Dengan demikian filosofi puasa yang dengan analogi ini berfungsi memberi kekuatan ruhaniah untuk meredam gejolak syahwat agar tidak mudah merespon segala bentuk stimulus negatif dari luar. Dengan demikian yang dituntut adalah kecerdasan dan kelihaian pemakai tameng dalam menghalau dan membaca serangan musuh.
Puasanya harus tulus dan benar agar mampu menajamkan kecerdasan spiritual dan emosional dalam rangka memaksimalkan fungsi perisai ruhaniah itu.
Dalam kesempatan lain nabi menyebutkan fungsi puasa sebagai junnah [al-shiyāmu junnah] yang artinya benteng.
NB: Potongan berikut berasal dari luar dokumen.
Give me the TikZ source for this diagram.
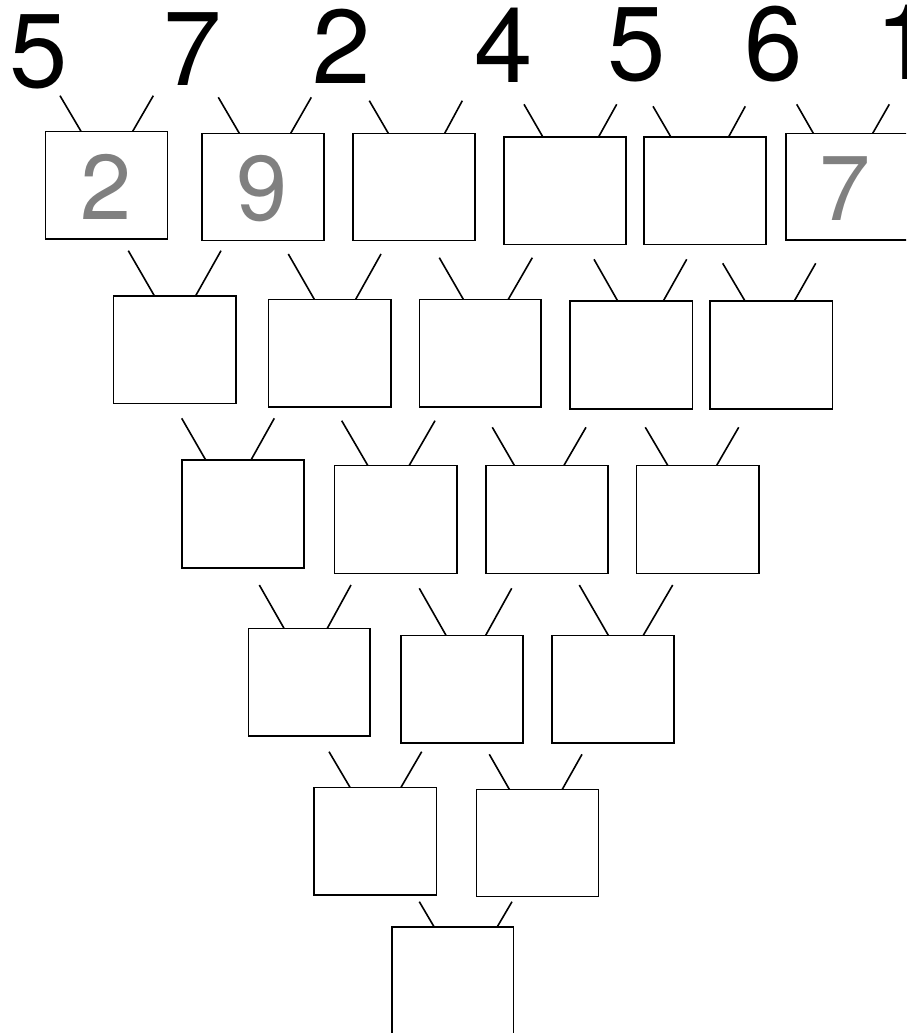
\documentclass[tikz,border=0pt]{standalone}
\usepackage{fontspec}
\setmainfont{TeX Gyre Heros}
\definecolor{numgray}{RGB}{128,128,128}
\tikzset{
  tvbox/.style={draw=black, line width=1.6pt, rectangle, inner sep=0pt, outer sep=0pt},
  stub/.style={draw=black, line width=1.6pt},
  topnum/.style={anchor=base, inner sep=0pt, font=\fontsize{105}{110}\selectfont, text=black},
  innum/.style={anchor=base, inner sep=0pt, font=\fontsize{92}{96}\selectfont, text=numgray}
}
\newcommand\tv[5]{%
  \node[tvbox, minimum width={#4pt-#2pt}, minimum height={#5pt-#3pt}] (#1) at ({(#2+#4)/2},{(#3+#5)/2}) {};}
\newcommand\stub[5]{%
  \coordinate (#1#2top) at (#3,#4);
  \coordinate (#1#2x) at (#5,0);
  \draw[stub] (#1#2top) -- (#1#2x |- #1.north);}
\begin{document}
\begin{tikzpicture}[x=1pt,y=-1pt]
\clip (0,0) rectangle (906,1033);
\useasboundingbox (0,0) rectangle (906,1033);
% top numbers
\node[topnum] (n1) at (39,87) {5};
\node[topnum] (n2) at (193,85) {7};
\node[topnum] (n3) at (342,83) {2};
\node[topnum] (n4) at (503.5,82) {4};
\node[topnum] (n5) at (637,81) {5};
\node[topnum] (n6) at (773.5,81) {6};
\node[topnum] (n7) at (904.7,80) {1};
% row 1
\tv{b11}{45.3}{131.3}{167.3}{238.7}
\tv{b12}{202}{133.3}{324}{240.3}
\tv{b13}{353}{133.3}{475}{240.3}
\tv{b14}{503.7}{136.7}{626}{244.3}
\tv{b15}{644}{136.7}{766}{244.3}
\tv{b16}{785.7}{133.3}{907.7}{240}
\stub{b11}{l}{60}{95.7}{81}      \stub{b11}{r}{153.3}{95.7}{132.7}
\stub{b12}{l}{218.3}{97.3}{239.3} \stub{b12}{r}{311.3}{97.3}{290.7}
\stub{b13}{l}{369.3}{100.7}{388.3} \stub{b13}{r}{462.3}{100.7}{444.7}
\stub{b14}{l}{524}{104.3}{542.7}  \stub{b14}{r}{616.7}{104.3}{598.7}
\stub{b15}{l}{653}{106.3}{670.7}  \stub{b15}{r}{745.3}{106.3}{728.7}
\stub{b16}{l}{796.7}{104.3}{813.3} \stub{b16}{r}{889.3}{104.3}{872.7}
\node[innum] (g1) at (106.5,219.5) {2};
\node[innum] (g2) at (262.5,220) {9};
\node[innum] (g3) at (844.7,220) {7};
% row 2
\tv{b21}{113.3}{295.7}{236}{403.3}
\tv{b22}{268.3}{299.3}{390.7}{406.7}
\tv{b23}{419.3}{299.3}{541}{406.7}
\tv{b24}{570}{301}{692.3}{409}
\tv{b25}{710}{301}{832.3}{409}
\stub{b21}{l}{128.3}{250.7}{154.3} \stub{b21}{r}{221}{250.7}{195.7}
\stub{b22}{l}{288.3}{254}{314.3}   \stub{b22}{r}{381}{254}{355.7}
\stub{b23}{l}{439.3}{257.7}{463.3} \stub{b23}{r}{532.3}{257.7}{508.3}
\stub{b24}{l}{594}{259.3}{617.7}   \stub{b24}{r}{686.7}{259.3}{663.3}
\stub{b25}{l}{722.7}{263.3}{745}   \stub{b25}{r}{815.7}{263.3}{794.3}
% row 3
\tv{b31}{181.7}{460}{304}{567.7}
\tv{b32}{334.3}{465.3}{456.7}{573.3}
\tv{b33}{485.7}{465.3}{607.7}{573.3}
\tv{b34}{636.3}{465.3}{758.7}{573.3}
\stub{b31}{l}{181.7}{418.3}{205.7} \stub{b31}{r}{274.3}{418.3}{251}
\stub{b32}{l}{341.7}{420.7}{367.7} \stub{b32}{r}{435}{420.7}{409.3}
\stub{b33}{l}{492.3}{427.3}{514.3} \stub{b33}{r}{586}{427.3}{564}
\stub{b34}{l}{645.3}{427.3}{667.7} \stub{b34}{r}{738.7}{427.3}{716.7}
% row 4
\tv{b41}{248.3}{628.3}{370}{735.7}
\tv{b42}{401}{635.3}{522.7}{742.7}
\tv{b43}{552}{635.3}{673.7}{742.7}
\stub{b41}{l}{259.3}{585}{284}    \stub{b41}{r}{351}{585}{327.3}
\stub{b42}{l}{419.3}{588.3}{446}  \stub{b42}{r}{511.7}{588.3}{485.7}
\stub{b43}{l}{579.3}{585}{608.3}  \stub{b43}{r}{672.7}{585}{643.3}
% row 5
\tv{b51}{314}{787.3}{436.3}{894.7}
\tv{b52}{476.3}{789.3}{598.3}{896.3}
\stub{b51}{l}{329}{751.7}{350}    \stub{b51}{r}{421.7}{751.7}{401}
\stub{b52}{l}{489.3}{754.3}{509.3} \stub{b52}{r}{582}{754.3}{562.3}
% row 6
\tv{b61}{392}{926.7}{513.3}{1040}
\stub{b61}{l}{419.3}{901.7}{434}  \stub{b61}{r}{512}{901.7}{497.3}
\end{tikzpicture}
\end{document}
Benteng itu berfungsi sebagai basis pertahanan yang kokoh sekaligus tempat yang paling aman mengatur strategi melawan dan menyerang balik dengan mengoordinasikan semua potensi dan kekuatan internal.
Dengan mengacu kepada dua analogi tersebut serta memahami makna filosofi wijā dan junnah maka fungsi puasa itu benar-benar membangun kekuatan karakter yang permanen bukan hanya bertahan satu bulan. Tetapi masing-masing dari dua terma itu memiliki objek yang berbeda yang wijā’ lebih fokus kepada fungsi pengendalian shahwat sedangkan junnah lebih dikaitkan dengan fungsi mencegah syubuhāt yang ditimbulkan oleh hati yang kalau tidak diredam akan mengembangkan sikap suka pamrih dan melahirkan kehebohan sosial dalam setiap ibadahnya.
Kenyataan inilah yang menjadi latar belakang pernyataan nabi tentang kualitas ibadah puasa mayoritas umatnya yang tidak bernilai karena syahwatnya yang tidak mampu dikendalikan dan hatinya yang melahirkan syubuhat suka pamrih dan mengurangi nilai lillāhnya.
Karakter takwa yang permanen tidak hanya ditumbuhkembangan melalui ibadah puasa wajib tetapi juga harus disinergikan dengan ibadah sunnah yang lain, inilah yang disebut dengan muhsin.
Seseorang muttaqin yang perbuatannya sampai pada tingkatan ihsan tidak hanya menjalankan yang wajib tetapi menambah nilai ibadah wajibnya dengan yang sunnah sehingga menghasilkan kebaikan yang melampaui secara kualitas maupun kuantitas.
Amal ibadah manusia ibarat bekal untuk sebuah perjalanan panjang, bekal itu harus dirawat untuk sampai di tempat tujuan yang diinginkan.
Maka orang yang bertakwa harusnya tidak merusak nilai amal ibadah yang akan menjadi bekal perjalanan menuju akhirat dengan tindakan dosa dan perbuatan sia-sia lainnya.
Di samping itu salah satu cara menjaga nilai ibadah tetap berfungsi sebagai bekal menuju akhirat adalah dengan melaksanakan ibadah-ibadah sunnah sebagai penyempurna ketidaksempurnaan pelaksanaan ibadah-ibadah yang wajib yang sudah kita lakukan.
Kalau paradigma menjaga nilai ibadah dilakukan seperti halnya menjaga bekal dalam perjalanan ini sudah menjadi pilihan hidup bagi seorang muslim, maka sejatinya dia telah merawat takwa itu menjadi karakter yang tumbuh permanen dalam hatinya.